Por Jaime Orozco Parejas, Cronista Municipal.
Cuando el cura Hidalgo decidió tomar el estandarte de la Virgen de Guadalupe, como bandera de la lucha que emprendía en septiembre de 1810, le dio un sentido religioso a la guerra de independencia. No era imposible imaginar la respuesta popular: el cura fue visto entonces como un hombre ungido por la divinidad para liberar al pueblo oprimido. La respuesta española fue inmediata. De poder a poder, el Virrey Francisco Xavier Venegas mandó traer la imagen de la Virgen de los Remedios para resguardarla de los insurgentes, pero sobre todo para enarbolarla como bandera de los ejércitos realistas. El virrey se veía a sí mismo como Cortés siglos atrás: ante una situación que parecía irremediable, la Virgen de los Remedios había acompañado al conquistador hasta el triunfo. Las medidas del virrey llegaron demasiado lejos. A la Virgen de los Remedios se le dio grado militar y desde entonces se le conoció como La Generala. Las monjas del convento de San Jerónimo la vistieron con los blasones y la banda correspondiente, y el niño Jesús que cargaba en sus brazos también fue vestido según la usanza. En procesión, la madre de Dios, recorrió la Ciudad de México, mostrando su bastón de mando en una de sus manos, y podía observarse a su pequeño hijo portando un sable. La Virgen y su hijo, Jesucristo, en pie de guerra.
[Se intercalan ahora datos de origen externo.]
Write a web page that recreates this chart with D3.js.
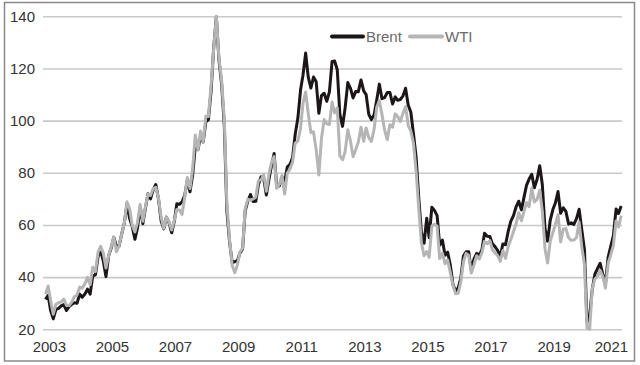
<!DOCTYPE html>
<html>
<head>
<meta charset="utf-8">
<script src="https://cdn.jsdelivr.net/npm/d3@7"></script>
<style>
  html, body { margin: 0; padding: 0; background: #fff; }
  svg { display: block; }
  text { font-family: "Liberation Sans", Arial, sans-serif; }
</style>
</head>
<body>
<svg id="chart" width="640" height="365"></svg>
<script>
// ---- Data (monthly, Jan 2003 – Apr 2021, US$ per barrel) ----
const startMonth = "2003-01";
const seriesNames = ["Brent", "WTI"];
const brent = [
  31.5, 33.0, 27.2, 24.0, 27.6, 28.0, 29.0, 29.5, 27.2, 28.7, 29.6, 30.2,
  30.0, 33.5, 32.3, 33.5, 35.4, 33.5, 40.5, 40.9, 47.9, 50.2, 46.0, 40.2,
  48.2, 51.3, 55.3, 51.9, 51.9, 56.5, 60.6, 68.0, 62.5, 59.4, 54.5, 58.9,
  66.5, 60.5, 66.0, 72.0, 70.0, 73.5, 75.5, 70.0, 61.5, 58.5, 63.0, 60.9,
  57.0, 61.5, 68.1, 67.9, 68.9, 71.4, 77.1, 72.7, 79.2, 90.0, 88.9, 93.9,
  91.8, 99.6, 100.3, 111.4, 127.8, 139.8, 123.3, 114.1, 98.2, 65.3, 53.5, 45.6,
  45.9, 46.4, 49.2, 50.8, 65.4, 69.3, 71.7, 69.0, 69.1, 75.4, 78.5, 77.9,
  71.5, 77.6, 82.7, 87.4, 74.6, 75.0, 78.4, 76.7, 82.3, 83.2, 85.9, 94.8,
  101.0, 111.8, 117.4, 125.9, 116.7, 112.5, 116.7, 114.9, 102.8, 109.6, 110.5, 107.4,
  111.0, 122.7, 122.9, 119.5, 102.4, 97.8, 104.9, 114.6, 112.4, 108.7, 111.2, 111.1,
  115.6, 111.4, 110.0, 102.4, 100.4, 102.2, 107.7, 114.0, 108.4, 108.8, 110.8, 110.8,
  106.4, 109.1, 107.8, 108.1, 109.4, 112.4, 106.0, 103.2, 94.7, 85.9, 70.2, 57.3,
  53.0, 62.6, 55.1, 66.8, 65.6, 63.6, 52.2, 54.2, 48.4, 49.6, 44.6, 37.3,
  34.7, 36.0, 39.6, 48.1, 49.7, 49.7, 42.5, 47.0, 49.1, 48.3, 50.5, 56.8,
  55.7, 55.6, 52.8, 51.7, 50.3, 47.9, 52.7, 52.4, 57.5, 61.4, 63.6, 66.9,
  69.1, 65.8, 70.3, 75.2, 77.6, 79.4, 74.3, 77.4, 82.7, 75.5, 58.7, 53.8,
  61.9, 66.0, 68.4, 72.8, 64.5, 66.6, 65.2, 60.4, 60.8, 60.2, 62.4, 66.0,
  58.2, 50.5, 22.7, 25.3, 35.3, 41.2, 43.3, 45.3, 41.0, 37.5, 47.6, 51.8,
  55.9, 66.1, 64.4, 67.3
];
const wti = [
  33.5, 36.6, 31.0, 25.8, 29.6, 30.2, 30.5, 31.6, 29.2, 29.1, 30.4, 32.5,
  33.1, 36.2, 35.8, 37.4, 39.9, 37.1, 43.8, 42.1, 49.6, 51.8, 49.1, 43.5,
  48.2, 51.8, 55.4, 49.7, 52.0, 56.5, 60.6, 68.9, 66.2, 59.8, 57.3, 61.0,
  67.9, 61.4, 66.6, 71.9, 71.3, 73.9, 74.4, 70.3, 62.9, 58.7, 63.0, 61.1,
  58.1, 61.8, 65.9, 65.7, 64.0, 70.7, 78.2, 74.0, 81.7, 94.5, 88.7, 96.0,
  91.8, 101.8, 101.6, 113.5, 127.4, 140.0, 124.1, 115.5, 100.6, 68.1, 54.4, 44.6,
  41.7, 44.8, 49.7, 51.1, 66.3, 69.9, 69.5, 70.0, 70.6, 77.0, 77.3, 79.4,
  72.9, 79.7, 83.8, 86.2, 74.0, 75.6, 79.0, 71.9, 80.0, 81.4, 84.1, 91.4,
  92.2, 97.0, 106.7, 111.0, 102.7, 95.4, 95.7, 88.8, 79.2, 93.2, 100.4, 98.8,
  98.5, 107.1, 103.0, 104.9, 86.5, 85.0, 88.1, 96.5, 92.2, 86.2, 88.9, 91.8,
  97.5, 92.1, 97.2, 93.5, 92.0, 96.6, 105.0, 107.7, 102.3, 96.4, 92.7, 98.4,
  97.5, 102.6, 101.6, 99.7, 102.7, 105.4, 98.2, 96.0, 91.2, 80.5, 66.2, 53.3,
  48.2, 49.8, 47.6, 59.6, 60.3, 59.5, 47.1, 49.2, 45.1, 46.6, 41.7, 37.0,
  33.6, 33.8, 38.3, 45.9, 49.1, 48.3, 41.6, 44.7, 48.2, 46.9, 49.4, 53.7,
  52.8, 54.0, 50.6, 49.3, 48.3, 46.0, 50.2, 47.2, 51.7, 54.4, 57.4, 60.4,
  64.7, 61.6, 64.9, 68.6, 67.0, 74.2, 68.8, 69.8, 73.3, 65.3, 50.9, 45.4,
  53.8, 57.2, 60.1, 63.9, 53.5, 58.5, 58.6, 55.1, 54.1, 54.2, 55.2, 61.1,
  51.6, 44.8, 20.5, 20.0, 35.5, 39.3, 40.3, 42.6, 40.2, 35.8, 45.3, 48.5,
  52.2, 61.5, 59.2, 63.6
];
const yTicks = [20, 40, 60, 80, 100, 120, 140];
const xTickYears = [2003, 2005, 2007, 2009, 2011, 2013, 2015, 2017, 2019, 2021];

// ---- Layout ----
const svg = d3.select("#chart");
const parseMonth = d3.timeParse("%Y-%m");
const t0 = parseMonth(startMonth);
const dates = brent.map((_, i) => d3.timeMonth.offset(t0, i));

const x = d3.scaleTime()
  .domain([new Date(2003, 0, 1), new Date(2021, 0, 1)])
  .range([45.5, 613.4]);
const y = d3.scaleLinear().domain([20, 140]).range([329.3, 16.3]);

// border
svg.append("rect")
  .attr("x", 4.5).attr("y", 2.5).attr("width", 630).attr("height", 358.5)
  .attr("fill", "none").attr("stroke", "#8a8a8a").attr("stroke-width", 1.5);

// gridlines + y labels
const yAxis = d3.axisLeft(y).tickValues(yTicks).tickSize(-(622 - 43)).tickPadding(8);
const gy = svg.append("g").attr("transform", "translate(43,0)").call(yAxis);
gy.select(".domain").remove();
gy.selectAll(".tick line").attr("stroke", "#c9c9c9").attr("stroke-width", 1.6);
gy.selectAll(".tick text")
  .attr("x", -8)
  .attr("fill", "#333").style("font-size", "15px")
  .style("font-family", "'Liberation Sans', Arial, sans-serif");

// x labels
const xAxis = d3.axisBottom(x)
  .tickValues(xTickYears.map(yr => new Date(yr, 0, 1)))
  .tickFormat(d3.timeFormat("%Y")).tickSize(0).tickPadding(0);
const gx = svg.append("g").attr("transform", "translate(0,341)").call(xAxis);
gx.select(".domain").remove();
gx.selectAll(".tick text")
  .attr("dy", "0.75em")
  .attr("dx", (d, i, n) => i === n.length - 1 ? -2.5 : 3.3)
  .attr("fill", "#333").style("font-size", "15px")
  .style("font-family", "'Liberation Sans', Arial, sans-serif");

// lines
const line = d3.line()
  .x((d, i) => x(dates[i]))
  .y(d => y(d))
  .curve(d3.curveLinear);

svg.append("path").datum(brent)
  .attr("d", line).attr("fill", "none")
  .attr("stroke", "#1c1618").attr("stroke-width", 3)
  .attr("stroke-linejoin", "round");

svg.append("path").datum(wti)
  .attr("d", line).attr("fill", "none")
  .attr("stroke", "#b5b5b5").attr("stroke-width", 3)
  .attr("stroke-linejoin", "round");

// legend
const legend = [
  { name: seriesNames[0], color: "#1c1618", x0: 332, x1: 363, tx: 366 },
  { name: seriesNames[1], color: "#b5b5b5", x0: 410, x1: 442, tx: 445 }
];
const lg = svg.append("g");
legend.forEach(l => {
  lg.append("line").attr("x1", l.x0).attr("x2", l.x1).attr("y1", 36.5).attr("y2", 36.5)
    .attr("stroke", l.color).attr("stroke-width", 4).attr("stroke-linecap", "round");
  lg.append("text").attr("x", l.tx).attr("y", 36.5).attr("dy", "0.36em")
    .attr("fill", "#6a6a6a").style("font-size", "15px").text(l.name);
});
</script>
</body>
</html>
En sus orígenes la mitificación de las dos imágenes se dio de manera similar, ambas tenían miles de fieles creyentes absolutos de sus milagrosas apariciones. Cabe aclarar que en la historia local se sucedieron sendas apariciones de María, una en el cerro que actualmente conocemos como de los Remedios, anteriormente (Otoncalpulco), apersonándosele al indio Juan del Tovar, y otra, exactamente diez años después de la toma de la Gran Tenochtitlan, en la árida serranía de Tepetlecaczol, que quiere decir en la nariz del cerro, y que los españoles pronunciaban Tepeyac, cerca del antiguo santuario de Tonantzin, la diosa madre de los nahuas. No obstante, si Remedios fue aceptada por los feligreses de los pueblos de españoles, la apedrearon en los segregados pueblos de indios, y ello por ser patrona de las tropas españolas. Como ya anteriormente se mencionó, por definición, serían dos advocaciones de la misma diosa madre, la sagrada María, que en Guadalupe adoramos, por obra y gracia de las proyecciones de la historia terrena en el Cielo, se volvieron dos deidades tan distintas entre sí que guerrearon en dos bandos mutuamente excluyentes.
Cuando en 1811 Miguel Hidalgo e Ignacio Allende, después de ganar la batalla de las Cruces, por un misterio todavía no descifrado, se retiraron sin tomar la Ciudad de México, que había quedado a la merced de estos líderes insurgentes y de sus tropas; José Joaquín Fernández Lizardi, en su obra “La muralla de México en la protección de María Santísima nuestra señora”, no sólo recuerda, que la Virgen de los Remedios había actuado como inexpugnable parapeto, como muralla protectora de la paz, que, sin duda alguna, era defendida y deseada por el virreinal gobierno español, que seguía invocando a María como “muralla y defensora”. En suma, desde el siglo XVIII y especialmente de 1808 a 1827 se gestaron los discursos y demás prácticas y ceremonias para que operaran como el escudo defensivo, como una “muralla” que habría de proteger a los habitantes de México que hablaban español de los agresivos procesos desdiferenciadores, que amenazaban dejarlos sin una personalidad cultural o étnica.
Al final, triunfó la causa insurgente y la Virgen de Guadalupe. No en términos religiosos, ni porque fuera mayor la devoción del pueblo por ella; venció porque era un símbolo de unidad; un elemento que conjuntaba a todos aquéllos que se consideraban pertenecientes al mismo terruño; aquéllos que veían la historia desde 1521 como algo común a todos. La Guadalupana era una Virgen innegablemente mexicana. Con la consumación de la independencia, en 1821, llegó la reconciliación de ambas advocaciones a los ojos de los mexicanos: La Morena y La Generala compartirían un futuro común en un país que iniciaba su andar en la historia.